Directions for this task — Retype only the lines running from the line that contains "What Apache ECharts" to the line that contains "What pgfplots code", inclusive, and leave the pictures behind.

Material supplied —
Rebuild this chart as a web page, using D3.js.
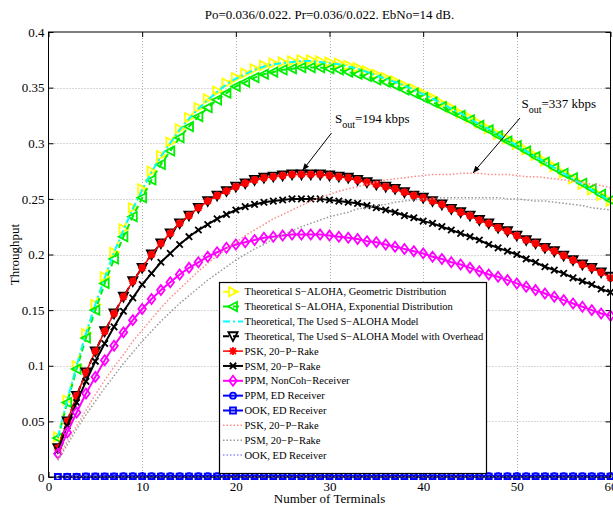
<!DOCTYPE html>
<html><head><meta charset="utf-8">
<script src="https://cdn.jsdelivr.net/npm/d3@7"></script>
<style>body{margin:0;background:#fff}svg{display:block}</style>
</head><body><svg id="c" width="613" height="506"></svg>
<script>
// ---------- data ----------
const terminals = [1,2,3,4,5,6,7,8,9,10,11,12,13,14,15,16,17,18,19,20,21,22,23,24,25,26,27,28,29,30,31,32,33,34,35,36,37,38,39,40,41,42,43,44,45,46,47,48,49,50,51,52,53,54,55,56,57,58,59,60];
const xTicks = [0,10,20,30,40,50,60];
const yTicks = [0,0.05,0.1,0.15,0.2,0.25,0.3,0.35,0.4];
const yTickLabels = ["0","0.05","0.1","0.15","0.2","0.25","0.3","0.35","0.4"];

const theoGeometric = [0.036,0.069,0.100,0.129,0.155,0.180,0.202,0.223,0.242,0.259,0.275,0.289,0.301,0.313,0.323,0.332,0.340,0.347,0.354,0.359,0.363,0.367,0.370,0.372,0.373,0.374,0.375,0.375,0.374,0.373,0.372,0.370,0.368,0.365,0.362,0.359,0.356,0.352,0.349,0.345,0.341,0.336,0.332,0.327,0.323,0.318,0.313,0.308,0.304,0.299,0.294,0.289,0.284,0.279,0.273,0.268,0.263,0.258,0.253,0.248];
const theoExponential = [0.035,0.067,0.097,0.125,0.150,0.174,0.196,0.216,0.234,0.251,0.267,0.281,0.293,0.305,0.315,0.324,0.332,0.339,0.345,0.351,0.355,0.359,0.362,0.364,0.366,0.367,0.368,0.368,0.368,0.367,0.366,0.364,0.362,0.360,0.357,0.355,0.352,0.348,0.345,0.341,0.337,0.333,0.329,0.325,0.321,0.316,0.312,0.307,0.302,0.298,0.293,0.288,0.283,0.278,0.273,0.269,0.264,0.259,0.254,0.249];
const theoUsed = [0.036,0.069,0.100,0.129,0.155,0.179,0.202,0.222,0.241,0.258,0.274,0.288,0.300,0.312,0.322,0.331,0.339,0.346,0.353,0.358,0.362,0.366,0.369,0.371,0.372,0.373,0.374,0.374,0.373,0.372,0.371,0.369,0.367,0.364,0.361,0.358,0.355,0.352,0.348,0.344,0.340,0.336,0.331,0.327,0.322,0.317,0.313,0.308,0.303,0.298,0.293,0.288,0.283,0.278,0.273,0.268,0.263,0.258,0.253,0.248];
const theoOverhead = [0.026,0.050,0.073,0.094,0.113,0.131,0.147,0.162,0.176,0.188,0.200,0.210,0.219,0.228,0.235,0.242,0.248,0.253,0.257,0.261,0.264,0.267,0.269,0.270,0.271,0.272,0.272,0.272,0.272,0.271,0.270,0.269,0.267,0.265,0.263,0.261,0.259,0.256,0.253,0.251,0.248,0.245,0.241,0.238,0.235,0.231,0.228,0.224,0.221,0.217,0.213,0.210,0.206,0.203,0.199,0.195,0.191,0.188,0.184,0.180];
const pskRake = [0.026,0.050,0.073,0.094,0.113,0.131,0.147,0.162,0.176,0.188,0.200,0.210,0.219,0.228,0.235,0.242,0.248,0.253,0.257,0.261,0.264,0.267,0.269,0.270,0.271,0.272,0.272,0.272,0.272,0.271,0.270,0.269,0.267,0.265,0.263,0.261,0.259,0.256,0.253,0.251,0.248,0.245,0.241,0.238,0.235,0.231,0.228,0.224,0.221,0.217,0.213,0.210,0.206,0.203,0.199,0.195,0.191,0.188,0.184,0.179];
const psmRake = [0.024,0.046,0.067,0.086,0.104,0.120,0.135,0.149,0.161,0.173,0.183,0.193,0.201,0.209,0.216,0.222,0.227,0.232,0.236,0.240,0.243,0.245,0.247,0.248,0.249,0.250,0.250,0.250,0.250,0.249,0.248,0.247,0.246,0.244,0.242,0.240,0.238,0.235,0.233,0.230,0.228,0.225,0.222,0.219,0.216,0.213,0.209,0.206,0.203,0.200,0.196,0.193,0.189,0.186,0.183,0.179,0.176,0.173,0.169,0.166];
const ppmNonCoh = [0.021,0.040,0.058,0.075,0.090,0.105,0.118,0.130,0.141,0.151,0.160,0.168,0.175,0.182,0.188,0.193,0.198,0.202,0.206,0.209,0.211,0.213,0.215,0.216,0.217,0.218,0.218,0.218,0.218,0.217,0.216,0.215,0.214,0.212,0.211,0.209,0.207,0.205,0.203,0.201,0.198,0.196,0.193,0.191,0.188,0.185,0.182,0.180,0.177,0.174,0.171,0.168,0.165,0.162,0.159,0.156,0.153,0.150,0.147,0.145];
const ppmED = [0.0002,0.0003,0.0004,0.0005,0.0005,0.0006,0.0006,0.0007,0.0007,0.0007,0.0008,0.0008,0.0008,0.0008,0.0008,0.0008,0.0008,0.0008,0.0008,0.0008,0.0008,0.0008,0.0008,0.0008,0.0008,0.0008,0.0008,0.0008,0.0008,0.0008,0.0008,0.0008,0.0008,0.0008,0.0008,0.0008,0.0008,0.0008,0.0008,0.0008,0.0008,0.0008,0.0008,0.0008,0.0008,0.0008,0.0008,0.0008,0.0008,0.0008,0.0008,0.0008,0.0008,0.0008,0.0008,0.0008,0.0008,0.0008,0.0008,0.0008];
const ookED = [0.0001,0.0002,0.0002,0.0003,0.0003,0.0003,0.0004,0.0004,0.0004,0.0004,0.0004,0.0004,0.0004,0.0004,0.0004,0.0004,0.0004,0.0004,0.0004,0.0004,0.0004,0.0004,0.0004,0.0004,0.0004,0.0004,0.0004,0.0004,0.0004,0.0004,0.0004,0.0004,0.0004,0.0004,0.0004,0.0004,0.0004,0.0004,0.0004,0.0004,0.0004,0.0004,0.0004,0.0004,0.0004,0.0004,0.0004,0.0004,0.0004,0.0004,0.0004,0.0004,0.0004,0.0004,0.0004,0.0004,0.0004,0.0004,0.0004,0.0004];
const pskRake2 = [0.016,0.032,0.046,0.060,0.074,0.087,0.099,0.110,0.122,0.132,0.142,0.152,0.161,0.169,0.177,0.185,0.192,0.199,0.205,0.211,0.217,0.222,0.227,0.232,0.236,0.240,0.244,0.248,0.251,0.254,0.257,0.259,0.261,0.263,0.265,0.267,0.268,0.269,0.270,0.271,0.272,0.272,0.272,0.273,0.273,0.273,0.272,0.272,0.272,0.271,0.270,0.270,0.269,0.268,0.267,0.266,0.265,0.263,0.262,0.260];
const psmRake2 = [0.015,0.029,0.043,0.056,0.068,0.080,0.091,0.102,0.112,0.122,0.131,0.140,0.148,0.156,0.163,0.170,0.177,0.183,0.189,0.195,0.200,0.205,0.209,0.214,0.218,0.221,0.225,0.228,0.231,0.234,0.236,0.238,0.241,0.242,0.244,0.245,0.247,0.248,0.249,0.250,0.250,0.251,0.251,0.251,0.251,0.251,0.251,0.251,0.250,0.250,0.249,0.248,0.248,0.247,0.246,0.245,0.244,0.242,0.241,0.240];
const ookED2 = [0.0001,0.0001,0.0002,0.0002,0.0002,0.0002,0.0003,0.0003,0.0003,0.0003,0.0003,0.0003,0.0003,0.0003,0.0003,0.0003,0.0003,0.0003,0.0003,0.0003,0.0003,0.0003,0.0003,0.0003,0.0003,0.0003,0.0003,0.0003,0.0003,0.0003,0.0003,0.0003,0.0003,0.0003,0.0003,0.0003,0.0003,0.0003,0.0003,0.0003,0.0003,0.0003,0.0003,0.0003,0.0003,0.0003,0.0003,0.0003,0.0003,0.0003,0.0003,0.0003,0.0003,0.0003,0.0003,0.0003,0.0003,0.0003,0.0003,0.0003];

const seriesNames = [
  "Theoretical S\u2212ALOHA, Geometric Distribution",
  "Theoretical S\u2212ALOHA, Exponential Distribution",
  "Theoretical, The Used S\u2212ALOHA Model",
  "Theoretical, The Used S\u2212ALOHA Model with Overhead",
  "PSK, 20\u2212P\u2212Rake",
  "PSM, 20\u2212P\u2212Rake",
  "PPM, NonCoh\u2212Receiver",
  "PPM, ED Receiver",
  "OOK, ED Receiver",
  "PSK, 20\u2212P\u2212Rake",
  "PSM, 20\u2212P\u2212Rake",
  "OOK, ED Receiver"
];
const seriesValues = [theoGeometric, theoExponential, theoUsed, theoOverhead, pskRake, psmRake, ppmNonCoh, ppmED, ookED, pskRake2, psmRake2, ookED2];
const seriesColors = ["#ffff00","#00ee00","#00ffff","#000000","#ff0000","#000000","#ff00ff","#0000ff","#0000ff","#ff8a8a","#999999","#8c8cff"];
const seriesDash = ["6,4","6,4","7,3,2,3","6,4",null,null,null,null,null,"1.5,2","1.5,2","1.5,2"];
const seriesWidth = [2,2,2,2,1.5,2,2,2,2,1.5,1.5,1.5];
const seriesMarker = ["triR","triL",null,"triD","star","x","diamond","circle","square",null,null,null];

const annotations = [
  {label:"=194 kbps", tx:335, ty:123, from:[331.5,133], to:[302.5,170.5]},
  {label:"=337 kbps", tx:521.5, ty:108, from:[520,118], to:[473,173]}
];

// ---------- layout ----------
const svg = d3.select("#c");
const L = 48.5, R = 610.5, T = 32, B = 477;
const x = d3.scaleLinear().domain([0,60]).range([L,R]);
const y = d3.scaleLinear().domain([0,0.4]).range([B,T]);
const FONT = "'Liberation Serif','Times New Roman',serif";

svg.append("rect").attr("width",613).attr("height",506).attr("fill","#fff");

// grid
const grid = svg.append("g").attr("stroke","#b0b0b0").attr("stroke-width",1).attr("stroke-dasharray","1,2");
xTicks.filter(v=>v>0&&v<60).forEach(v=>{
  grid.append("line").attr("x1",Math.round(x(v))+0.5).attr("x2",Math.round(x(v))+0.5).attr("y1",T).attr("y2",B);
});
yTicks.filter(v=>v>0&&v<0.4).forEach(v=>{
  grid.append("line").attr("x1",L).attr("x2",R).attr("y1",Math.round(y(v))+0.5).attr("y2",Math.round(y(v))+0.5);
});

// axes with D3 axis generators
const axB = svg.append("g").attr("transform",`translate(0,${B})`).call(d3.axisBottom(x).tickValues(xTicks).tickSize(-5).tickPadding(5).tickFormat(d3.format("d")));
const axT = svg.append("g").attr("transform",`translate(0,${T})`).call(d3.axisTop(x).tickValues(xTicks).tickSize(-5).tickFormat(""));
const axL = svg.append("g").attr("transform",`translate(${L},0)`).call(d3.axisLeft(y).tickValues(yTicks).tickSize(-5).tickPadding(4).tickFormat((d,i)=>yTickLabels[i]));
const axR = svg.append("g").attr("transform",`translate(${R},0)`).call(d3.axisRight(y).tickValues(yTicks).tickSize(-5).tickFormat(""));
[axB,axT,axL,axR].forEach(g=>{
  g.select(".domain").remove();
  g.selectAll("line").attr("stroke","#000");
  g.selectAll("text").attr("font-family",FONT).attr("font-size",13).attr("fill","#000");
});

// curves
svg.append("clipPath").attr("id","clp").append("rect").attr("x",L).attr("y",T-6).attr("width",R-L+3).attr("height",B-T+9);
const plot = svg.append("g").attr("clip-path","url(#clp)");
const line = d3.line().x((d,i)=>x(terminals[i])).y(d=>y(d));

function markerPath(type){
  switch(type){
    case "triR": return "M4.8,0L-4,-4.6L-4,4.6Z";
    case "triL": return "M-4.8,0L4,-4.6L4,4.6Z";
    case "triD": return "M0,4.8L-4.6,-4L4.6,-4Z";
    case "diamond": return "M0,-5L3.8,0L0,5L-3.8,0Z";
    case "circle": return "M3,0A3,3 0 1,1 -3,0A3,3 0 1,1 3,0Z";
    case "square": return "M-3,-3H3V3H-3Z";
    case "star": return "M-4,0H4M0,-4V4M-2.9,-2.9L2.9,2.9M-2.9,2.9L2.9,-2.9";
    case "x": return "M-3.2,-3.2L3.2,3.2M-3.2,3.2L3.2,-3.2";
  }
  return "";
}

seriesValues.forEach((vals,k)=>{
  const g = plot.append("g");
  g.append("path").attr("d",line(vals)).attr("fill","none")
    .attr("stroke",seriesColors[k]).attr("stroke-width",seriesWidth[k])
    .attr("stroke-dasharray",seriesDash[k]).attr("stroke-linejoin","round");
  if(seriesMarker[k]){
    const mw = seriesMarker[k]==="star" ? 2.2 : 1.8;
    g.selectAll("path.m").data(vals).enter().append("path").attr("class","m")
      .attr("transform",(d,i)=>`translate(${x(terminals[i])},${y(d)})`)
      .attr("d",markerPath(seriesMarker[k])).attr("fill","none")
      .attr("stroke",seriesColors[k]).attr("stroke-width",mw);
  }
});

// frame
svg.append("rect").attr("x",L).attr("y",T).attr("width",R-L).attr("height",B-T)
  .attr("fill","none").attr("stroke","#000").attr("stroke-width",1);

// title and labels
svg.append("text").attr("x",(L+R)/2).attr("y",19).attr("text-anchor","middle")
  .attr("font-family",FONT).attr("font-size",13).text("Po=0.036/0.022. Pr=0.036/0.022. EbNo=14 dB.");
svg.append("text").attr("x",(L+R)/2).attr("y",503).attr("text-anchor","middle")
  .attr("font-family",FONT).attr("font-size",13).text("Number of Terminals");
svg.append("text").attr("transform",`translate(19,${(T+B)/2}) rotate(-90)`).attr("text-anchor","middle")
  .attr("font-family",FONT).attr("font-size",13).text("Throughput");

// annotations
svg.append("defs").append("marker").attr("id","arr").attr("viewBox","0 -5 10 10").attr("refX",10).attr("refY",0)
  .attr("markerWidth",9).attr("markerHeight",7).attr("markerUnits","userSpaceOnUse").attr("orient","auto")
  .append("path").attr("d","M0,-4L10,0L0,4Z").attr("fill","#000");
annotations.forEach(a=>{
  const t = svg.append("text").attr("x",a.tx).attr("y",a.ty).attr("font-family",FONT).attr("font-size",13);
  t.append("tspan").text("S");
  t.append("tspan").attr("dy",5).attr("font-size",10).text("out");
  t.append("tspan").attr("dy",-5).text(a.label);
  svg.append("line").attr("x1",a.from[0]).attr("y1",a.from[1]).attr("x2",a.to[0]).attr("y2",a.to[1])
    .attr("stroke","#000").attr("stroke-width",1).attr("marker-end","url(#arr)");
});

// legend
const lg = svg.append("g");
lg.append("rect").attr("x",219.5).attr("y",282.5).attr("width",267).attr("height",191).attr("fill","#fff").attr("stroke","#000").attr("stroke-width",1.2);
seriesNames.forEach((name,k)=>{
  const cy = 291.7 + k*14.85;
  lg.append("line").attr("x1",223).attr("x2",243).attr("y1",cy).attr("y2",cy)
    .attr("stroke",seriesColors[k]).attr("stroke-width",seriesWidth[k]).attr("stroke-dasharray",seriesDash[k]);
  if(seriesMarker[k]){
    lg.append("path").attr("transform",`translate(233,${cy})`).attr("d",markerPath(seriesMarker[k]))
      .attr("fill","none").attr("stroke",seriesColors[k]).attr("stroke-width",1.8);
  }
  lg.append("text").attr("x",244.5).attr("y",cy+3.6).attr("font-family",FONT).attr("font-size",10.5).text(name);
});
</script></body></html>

---

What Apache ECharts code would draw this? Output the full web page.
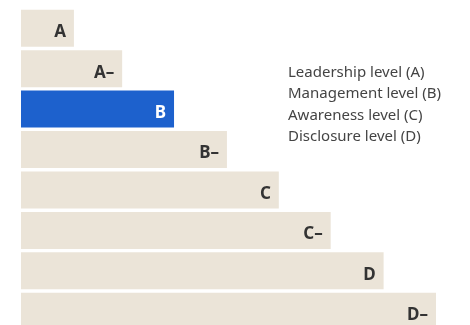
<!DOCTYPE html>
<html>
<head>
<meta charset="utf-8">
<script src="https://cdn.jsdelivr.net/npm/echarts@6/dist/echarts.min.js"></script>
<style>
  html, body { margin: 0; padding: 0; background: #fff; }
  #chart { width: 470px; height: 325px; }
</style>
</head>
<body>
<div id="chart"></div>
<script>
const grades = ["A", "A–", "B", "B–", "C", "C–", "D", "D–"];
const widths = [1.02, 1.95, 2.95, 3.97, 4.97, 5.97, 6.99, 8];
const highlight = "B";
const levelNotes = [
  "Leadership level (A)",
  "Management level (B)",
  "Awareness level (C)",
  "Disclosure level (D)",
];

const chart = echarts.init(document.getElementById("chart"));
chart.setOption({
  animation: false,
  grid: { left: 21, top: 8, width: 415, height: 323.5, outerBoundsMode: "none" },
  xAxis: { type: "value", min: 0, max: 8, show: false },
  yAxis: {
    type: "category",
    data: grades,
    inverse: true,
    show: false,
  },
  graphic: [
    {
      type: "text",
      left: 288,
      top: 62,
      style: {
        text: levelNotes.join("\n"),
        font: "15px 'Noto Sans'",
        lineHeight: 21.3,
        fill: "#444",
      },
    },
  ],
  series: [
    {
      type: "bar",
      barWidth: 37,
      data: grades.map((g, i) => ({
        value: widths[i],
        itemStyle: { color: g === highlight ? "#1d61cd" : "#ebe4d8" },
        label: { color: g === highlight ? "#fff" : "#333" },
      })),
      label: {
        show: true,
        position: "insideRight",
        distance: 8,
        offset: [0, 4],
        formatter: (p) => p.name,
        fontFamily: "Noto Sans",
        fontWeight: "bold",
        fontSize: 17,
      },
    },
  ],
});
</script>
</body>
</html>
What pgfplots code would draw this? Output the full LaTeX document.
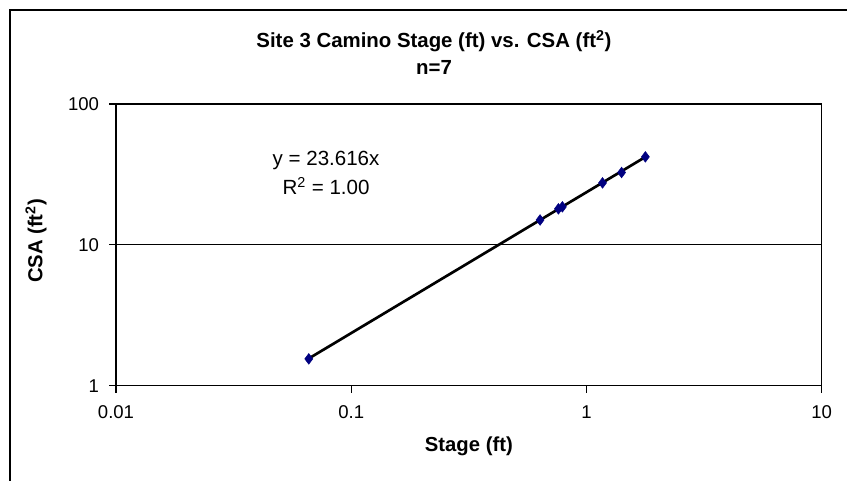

* * *

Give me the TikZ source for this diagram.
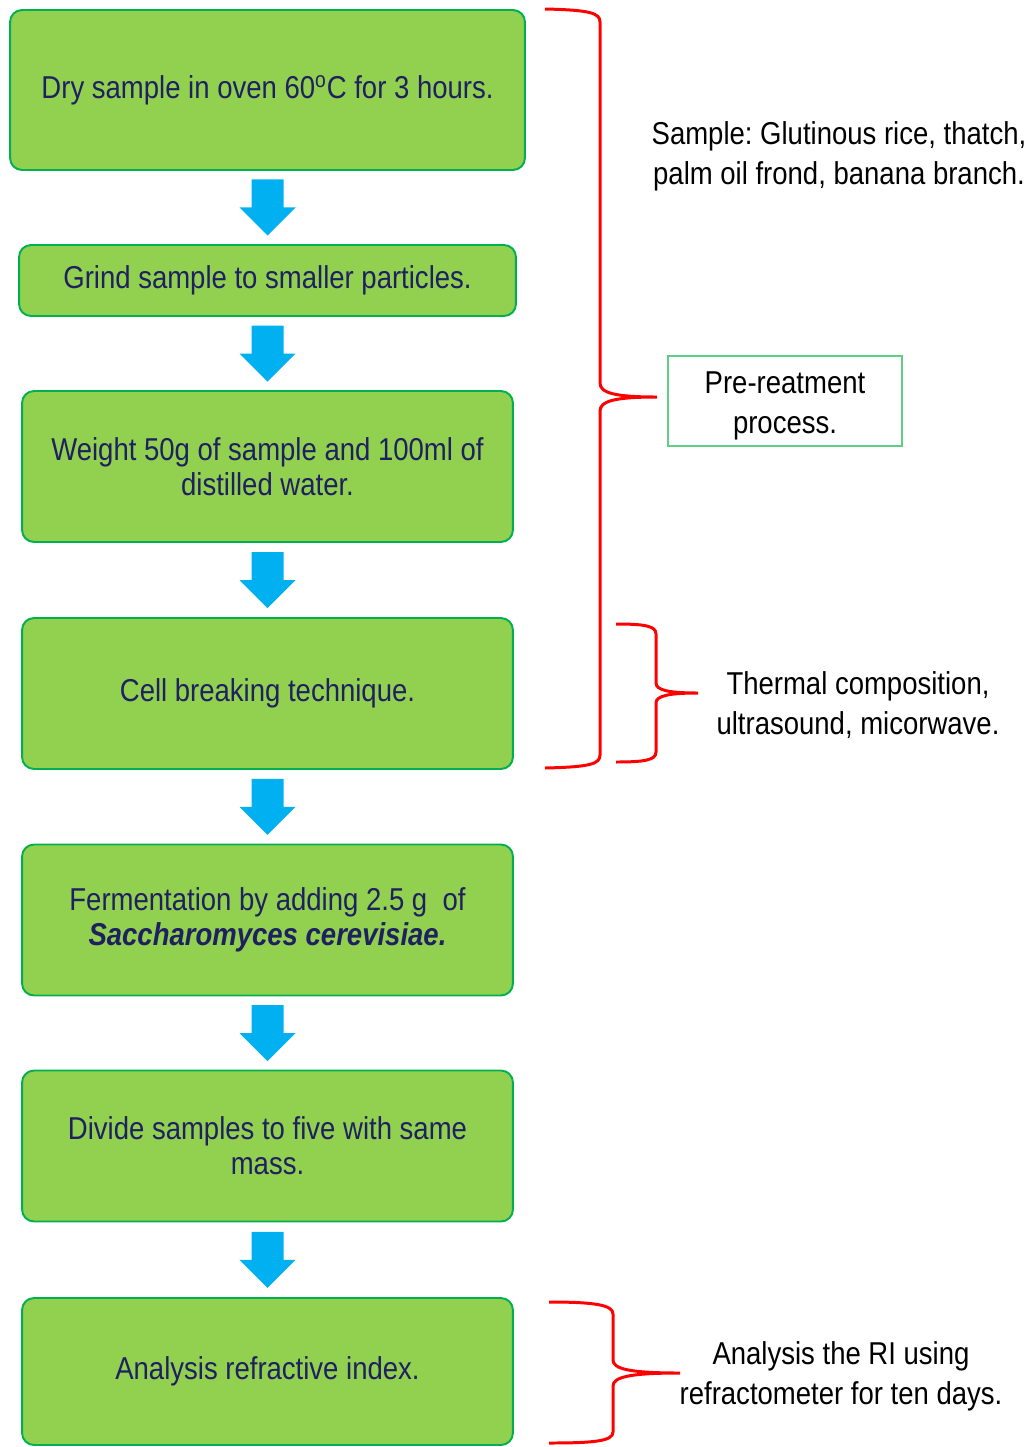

The result —
What Apache ECharts code would draw this? Output the full web page.
<!DOCTYPE html>
<html>
<head>
<meta charset="utf-8">
<script src="https://cdn.jsdelivr.net/npm/echarts@6/dist/echarts.min.js"></script>
<style>
  html, body { margin: 0; padding: 0; background: #fff; }
  #chart { width: 470px; height: 325px; }
</style>
</head>
<body>
<div id="chart"></div>
<script>
const grades = ["A", "A–", "B", "B–", "C", "C–", "D", "D–"];
const widths = [1.02, 1.95, 2.95, 3.97, 4.97, 5.97, 6.99, 8];
const highlight = "B";
const levelNotes = [
  "Leadership level (A)",
  "Management level (B)",
  "Awareness level (C)",
  "Disclosure level (D)",
];

const chart = echarts.init(document.getElementById("chart"));
chart.setOption({
  animation: false,
  grid: { left: 21, top: 8, width: 415, height: 323.5, outerBoundsMode: "none" },
  xAxis: { type: "value", min: 0, max: 8, show: false },
  yAxis: {
    type: "category",
    data: grades,
    inverse: true,
    show: false,
  },
  graphic: [
    {
      type: "text",
      left: 288,
      top: 62,
      style: {
        text: levelNotes.join("\n"),
        font: "15px 'Noto Sans'",
        lineHeight: 21.3,
        fill: "#444",
      },
    },
  ],
  series: [
    {
      type: "bar",
      barWidth: 37,
      data: grades.map((g, i) => ({
        value: widths[i],
        itemStyle: { color: g === highlight ? "#1d61cd" : "#ebe4d8" },
        label: { color: g === highlight ? "#fff" : "#333" },
      })),
      label: {
        show: true,
        position: "insideRight",
        distance: 8,
        offset: [0, 4],
        formatter: (p) => p.name,
        fontFamily: "Noto Sans",
        fontWeight: "bold",
        fontSize: 17,
      },
    },
  ],
});
</script>
</body>
</html>
What pgfplots code would draw this? Output the full LaTeX document.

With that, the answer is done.